I looked forward to seeing him every week, hearing his stories and piecing together parts of his life.

As time passed, Clayton changed. He lost a significant amount weight, and energy. Eventually, the pain was no longer bearable. But even then, he was euphoric when a friend came to visit or he got a phone call from one of the men who was once a boy in the Boy Scout troop he had led.

Clayton died on May 17 after being in the Hospice House 10 days. He was surrounded by his wife and some of his children.


I learned of his passing when I returned to Maine after a visit to Wisconsin to see my brother graduate from law school. While I was celebrating a young man’s future, many loving family members were celebrating an older man’s life. He had inspired everyone around him. I witnessed many tell him that when it was their time to die, they hoped they could have the same outlook on life and death that he had.

“We were here to love each other,” June said. “I pulled a bed next to him for 10 days. Boy, it killed my back, but I stayed with him till the end. I always said I would be there till the end. That’s what marriage vows are.”

Clayton was June’s rock and, to the end, June was Clayton’s. In one respect it was easy. There was no self-pity with Clayton. During my visits, I often heard him thank God that he still had time to make new friends.

“He never said, ‘Why me?’” June recalled. “He always said, ‘I’m no different than anyone else.’”

Hospice House: 10 years of care and comfort

Clayton Weeks’ life story is unique. But it has at least one thing in common with almost 5,000 other people’s stories: the Hospice House in Lewiston.

Ten years ago this November, the Hospice House took in its first patient.
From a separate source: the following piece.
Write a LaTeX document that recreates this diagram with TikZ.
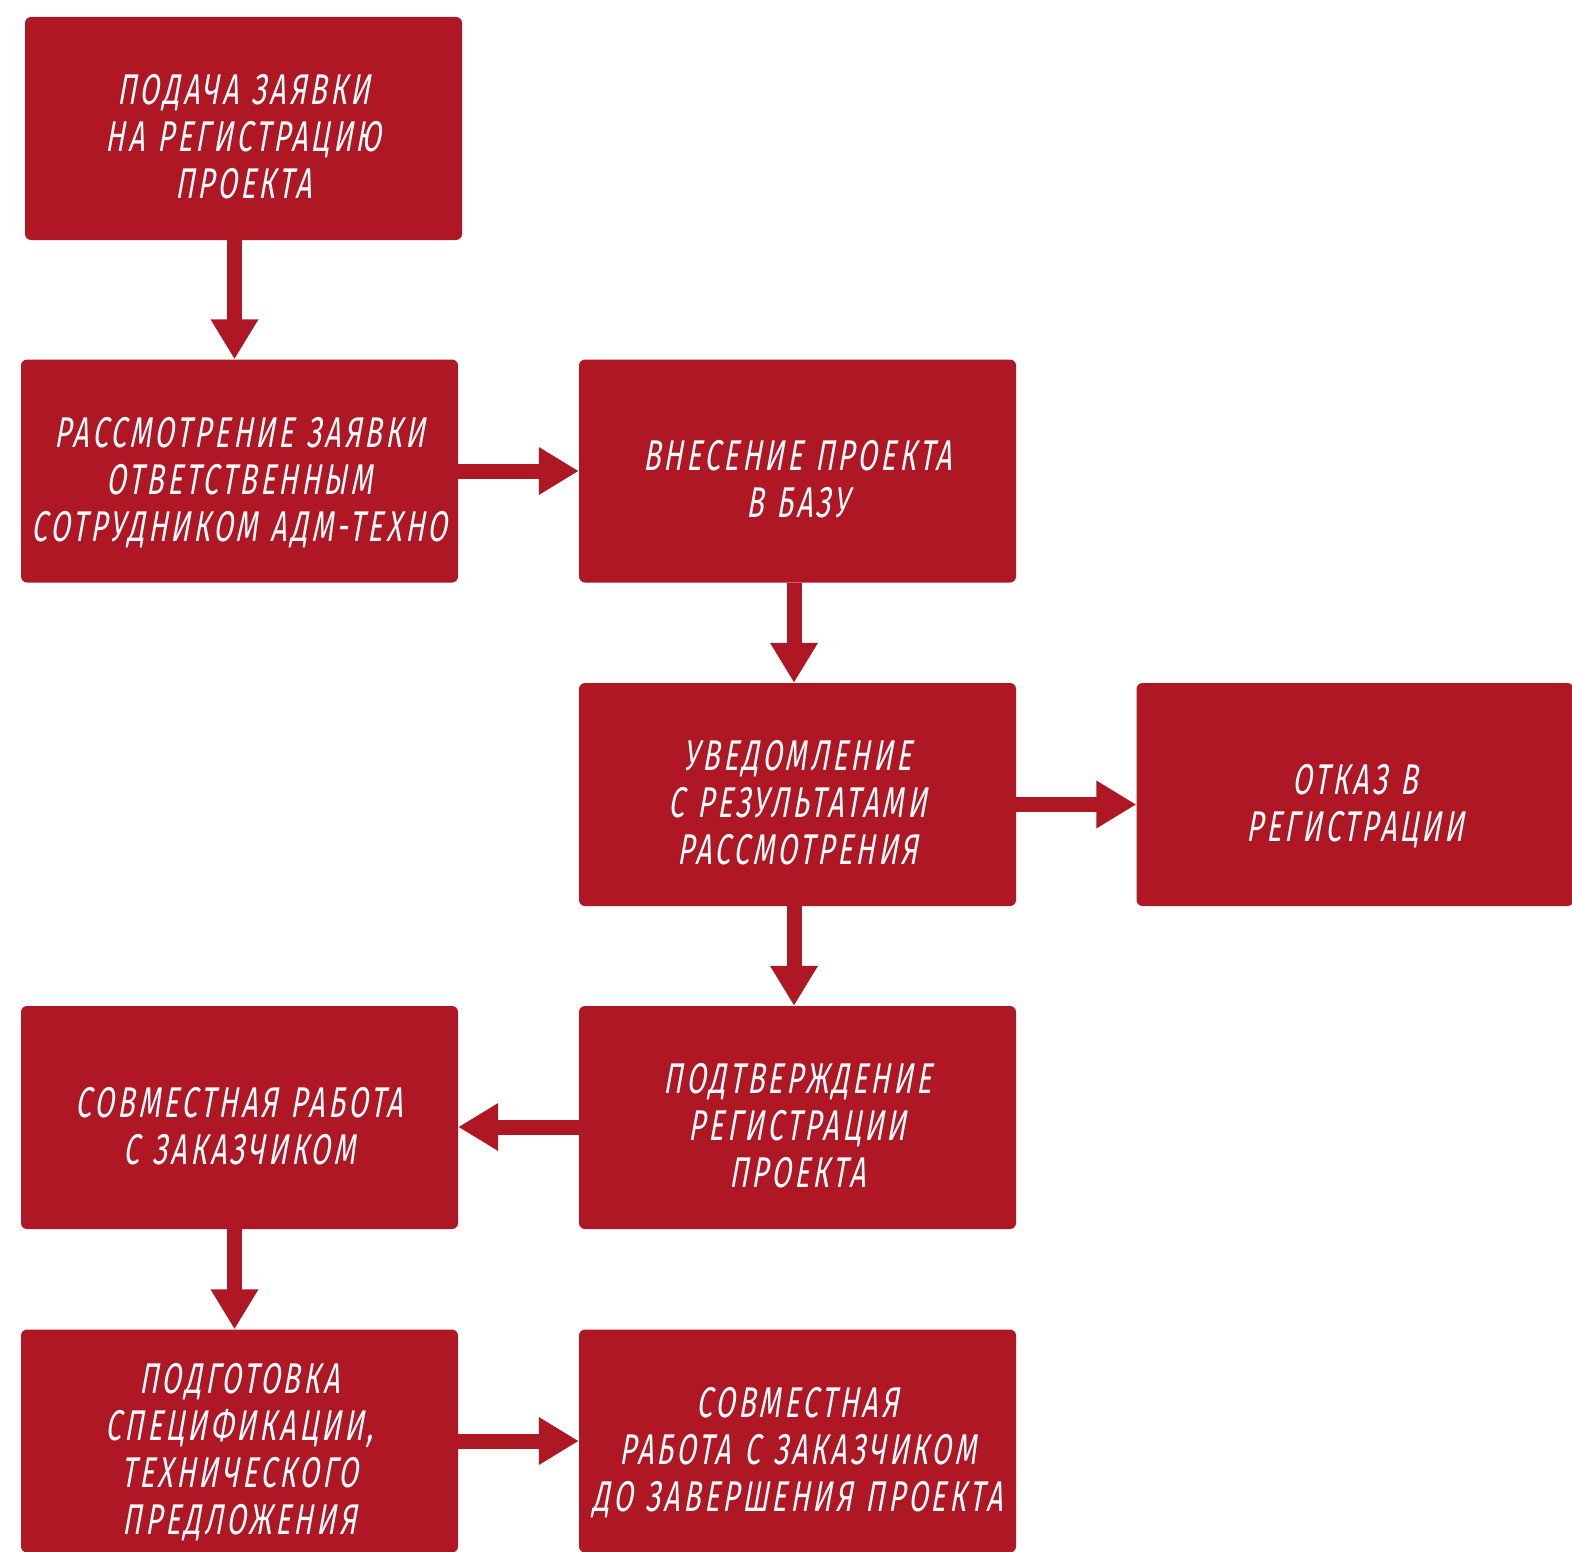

Since then, more than 4,470 patients — and many more of their family members and friends — have benefited from the facility’s care, support and comfort.


The idea of an inpatient hospice center arose before the turn of the century, with discussions, studies and site visits by Androscoggin Home Care & Hospice and others concerned about end-of-life care. By 2003, the agency, which started providing home-based hospice care in 1982, had purchased a site on Stetson Road. In early 2004 the board of directors approved $3.7 million in construction and $1.5 million in capital campaign costs for the building. Fundraising soon began. In September 2004, construction was completed and Hospice House accepted its first patient in November.

The mission was simple but significant: Provide dying patients and their families with a home-like environment when care at home was no longer possible. That care not only included medical support but specifically focused on easing the pain and fear experienced by dying patients and their families.

When it opened almost 10 years ago, the 14-bed Hospice House was the only facility of its kind in the state. Today, 41 employees and a host of volunteers provide 24-hour admissions, round-the-clock nursing care, individualized care plans and overall end-of-life support to patients such as Clayton Weeks, who have increased Hospice House numbers each year.

Hospice House staff will hold small tributes to the facility’s 10 years throughout 2015, such as the release of 10 balloons in honor of the 10-year anniversary at its 5K Run and Remembrance Walk in May. An anniversary celebration is being planned for November.

Author’s note

I became interested in the idea of hospice because of its tenderness and kindness to patients in their end-of-life journey. When I contacted Androscoggin Home Care & Hospice in Lewiston, I had no idea what would happen. I thought to myself, “Why would anyone let me photograph something this personal?” But as a photojournalist, I am often surprised by the people who want to share their stories and let me witness their most intimate moments. Clayton Weeks agreed to allow me into his life, and over three special months, I photographed him. I think Clayton did it for two reasons: He wanted to help a young photographer tell an important story and he wanted to share part of himself that could live on even after his passing. He joked that I would have to airmail the newspaper to him in heaven.